Give back the lines exactly, from the first one to the line with "ax.set_ylim(Y_TICKS[0], Y_TICKS[-1])", both ends included.

-*-*-

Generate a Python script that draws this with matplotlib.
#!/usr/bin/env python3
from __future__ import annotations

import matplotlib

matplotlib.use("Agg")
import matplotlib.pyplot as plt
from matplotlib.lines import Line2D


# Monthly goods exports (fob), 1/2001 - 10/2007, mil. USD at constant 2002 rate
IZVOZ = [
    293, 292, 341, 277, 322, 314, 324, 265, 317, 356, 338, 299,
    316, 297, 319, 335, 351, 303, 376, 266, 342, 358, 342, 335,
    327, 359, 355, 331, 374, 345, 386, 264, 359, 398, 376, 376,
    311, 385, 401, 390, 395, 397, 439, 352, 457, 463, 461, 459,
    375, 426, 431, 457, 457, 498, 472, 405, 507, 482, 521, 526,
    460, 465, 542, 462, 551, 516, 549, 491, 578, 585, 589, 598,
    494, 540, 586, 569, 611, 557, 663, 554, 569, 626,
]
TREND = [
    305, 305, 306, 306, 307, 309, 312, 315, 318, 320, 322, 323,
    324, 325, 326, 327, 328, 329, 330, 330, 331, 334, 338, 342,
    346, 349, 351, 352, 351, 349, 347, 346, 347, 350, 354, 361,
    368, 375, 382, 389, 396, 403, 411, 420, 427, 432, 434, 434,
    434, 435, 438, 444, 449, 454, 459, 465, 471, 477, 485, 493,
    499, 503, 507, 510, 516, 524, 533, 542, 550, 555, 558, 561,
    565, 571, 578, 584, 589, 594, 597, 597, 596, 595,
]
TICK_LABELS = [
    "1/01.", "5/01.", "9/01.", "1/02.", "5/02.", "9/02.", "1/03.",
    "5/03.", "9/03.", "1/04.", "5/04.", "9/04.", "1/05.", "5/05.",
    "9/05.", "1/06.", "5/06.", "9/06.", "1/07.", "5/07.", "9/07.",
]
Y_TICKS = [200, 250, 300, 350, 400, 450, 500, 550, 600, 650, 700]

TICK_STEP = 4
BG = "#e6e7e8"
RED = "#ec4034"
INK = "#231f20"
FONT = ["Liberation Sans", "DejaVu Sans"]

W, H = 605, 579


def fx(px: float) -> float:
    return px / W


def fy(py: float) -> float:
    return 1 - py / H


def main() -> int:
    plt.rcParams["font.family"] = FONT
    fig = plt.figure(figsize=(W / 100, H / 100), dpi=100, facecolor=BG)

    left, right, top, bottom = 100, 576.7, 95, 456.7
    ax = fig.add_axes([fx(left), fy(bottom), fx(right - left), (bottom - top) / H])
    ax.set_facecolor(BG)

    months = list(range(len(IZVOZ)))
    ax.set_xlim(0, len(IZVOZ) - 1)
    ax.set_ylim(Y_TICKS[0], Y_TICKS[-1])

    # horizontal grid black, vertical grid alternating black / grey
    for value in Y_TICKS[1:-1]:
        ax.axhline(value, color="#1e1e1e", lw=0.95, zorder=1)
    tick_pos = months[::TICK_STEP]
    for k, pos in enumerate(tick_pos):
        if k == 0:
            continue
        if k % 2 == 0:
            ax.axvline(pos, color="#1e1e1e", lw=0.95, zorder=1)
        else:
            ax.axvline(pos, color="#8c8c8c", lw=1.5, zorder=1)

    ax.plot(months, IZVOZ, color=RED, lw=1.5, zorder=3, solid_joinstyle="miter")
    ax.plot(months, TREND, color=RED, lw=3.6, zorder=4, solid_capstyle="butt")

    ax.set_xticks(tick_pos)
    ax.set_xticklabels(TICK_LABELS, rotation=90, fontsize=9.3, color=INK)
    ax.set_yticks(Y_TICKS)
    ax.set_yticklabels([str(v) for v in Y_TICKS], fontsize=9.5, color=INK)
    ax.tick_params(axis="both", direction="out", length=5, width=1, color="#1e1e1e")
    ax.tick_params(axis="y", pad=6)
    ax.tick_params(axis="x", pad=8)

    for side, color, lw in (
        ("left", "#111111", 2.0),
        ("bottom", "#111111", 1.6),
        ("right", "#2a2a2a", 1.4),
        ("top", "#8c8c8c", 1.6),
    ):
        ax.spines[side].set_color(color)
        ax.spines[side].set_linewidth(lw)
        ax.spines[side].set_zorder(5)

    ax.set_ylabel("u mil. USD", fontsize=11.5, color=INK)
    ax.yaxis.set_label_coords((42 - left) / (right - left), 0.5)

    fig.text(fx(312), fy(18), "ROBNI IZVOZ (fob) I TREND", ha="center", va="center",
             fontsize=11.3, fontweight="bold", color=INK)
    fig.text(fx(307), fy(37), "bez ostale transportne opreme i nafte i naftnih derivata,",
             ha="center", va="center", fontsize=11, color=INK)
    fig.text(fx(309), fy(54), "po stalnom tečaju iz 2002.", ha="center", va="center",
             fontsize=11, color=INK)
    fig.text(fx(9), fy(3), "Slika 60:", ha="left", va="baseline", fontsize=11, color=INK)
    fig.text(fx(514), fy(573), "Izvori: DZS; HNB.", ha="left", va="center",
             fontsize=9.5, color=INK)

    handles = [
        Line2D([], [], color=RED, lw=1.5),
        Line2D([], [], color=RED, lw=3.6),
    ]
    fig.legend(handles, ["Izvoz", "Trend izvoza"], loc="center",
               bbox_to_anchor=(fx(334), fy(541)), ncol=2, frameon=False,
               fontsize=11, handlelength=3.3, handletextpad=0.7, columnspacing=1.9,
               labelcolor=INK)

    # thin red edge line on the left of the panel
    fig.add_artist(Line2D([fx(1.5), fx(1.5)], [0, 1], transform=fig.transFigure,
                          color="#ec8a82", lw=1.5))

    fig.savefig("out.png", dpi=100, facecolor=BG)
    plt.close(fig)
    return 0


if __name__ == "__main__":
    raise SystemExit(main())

-*-*-

# Completed task
Generate a Python script that draws this with matplotlib.
#!/usr/bin/env python3
from __future__ import annotations

import matplotlib

matplotlib.use("Agg")
import matplotlib.pyplot as plt
from matplotlib.lines import Line2D


# Monthly goods exports (fob), 1/2001 - 10/2007, mil. USD at constant 2002 rate
IZVOZ = [
    293, 292, 341, 277, 322, 314, 324, 265, 317, 356, 338, 299,
    316, 297, 319, 335, 351, 303, 376, 266, 342, 358, 342, 335,
    327, 359, 355, 331, 374, 345, 386, 264, 359, 398, 376, 376,
    311, 385, 401, 390, 395, 397, 439, 352, 457, 463, 461, 459,
    375, 426, 431, 457, 457, 498, 472, 405, 507, 482, 521, 526,
    460, 465, 542, 462, 551, 516, 549, 491, 578, 585, 589, 598,
    494, 540, 586, 569, 611, 557, 663, 554, 569, 626,
]
TREND = [
    305, 305, 306, 306, 307, 309, 312, 315, 318, 320, 322, 323,
    324, 325, 326, 327, 328, 329, 330, 330, 331, 334, 338, 342,
    346, 349, 351, 352, 351, 349, 347, 346, 347, 350, 354, 361,
    368, 375, 382, 389, 396, 403, 411, 420, 427, 432, 434, 434,
    434, 435, 438, 444, 449, 454, 459, 465, 471, 477, 485, 493,
    499, 503, 507, 510, 516, 524, 533, 542, 550, 555, 558, 561,
    565, 571, 578, 584, 589, 594, 597, 597, 596, 595,
]
TICK_LABELS = [
    "1/01.", "5/01.", "9/01.", "1/02.", "5/02.", "9/02.", "1/03.",
    "5/03.", "9/03.", "1/04.", "5/04.", "9/04.", "1/05.", "5/05.",
    "9/05.", "1/06.", "5/06.", "9/06.", "1/07.", "5/07.", "9/07.",
]
Y_TICKS = [200, 250, 300, 350, 400, 450, 500, 550, 600, 650, 700]

TICK_STEP = 4
BG = "#e6e7e8"
RED = "#ec4034"
INK = "#231f20"
FONT = ["Liberation Sans", "DejaVu Sans"]

W, H = 605, 579


def fx(px: float) -> float:
    return px / W


def fy(py: float) -> float:
    return 1 - py / H


def main() -> int:
    plt.rcParams["font.family"] = FONT
    fig = plt.figure(figsize=(W / 100, H / 100), dpi=100, facecolor=BG)

    left, right, top, bottom = 100, 576.7, 95, 456.7
    ax = fig.add_axes([fx(left), fy(bottom), fx(right - left), (bottom - top) / H])
    ax.set_facecolor(BG)

    months = list(range(len(IZVOZ)))
    ax.set_xlim(0, len(IZVOZ) - 1)
    ax.set_ylim(Y_TICKS[0], Y_TICKS[-1])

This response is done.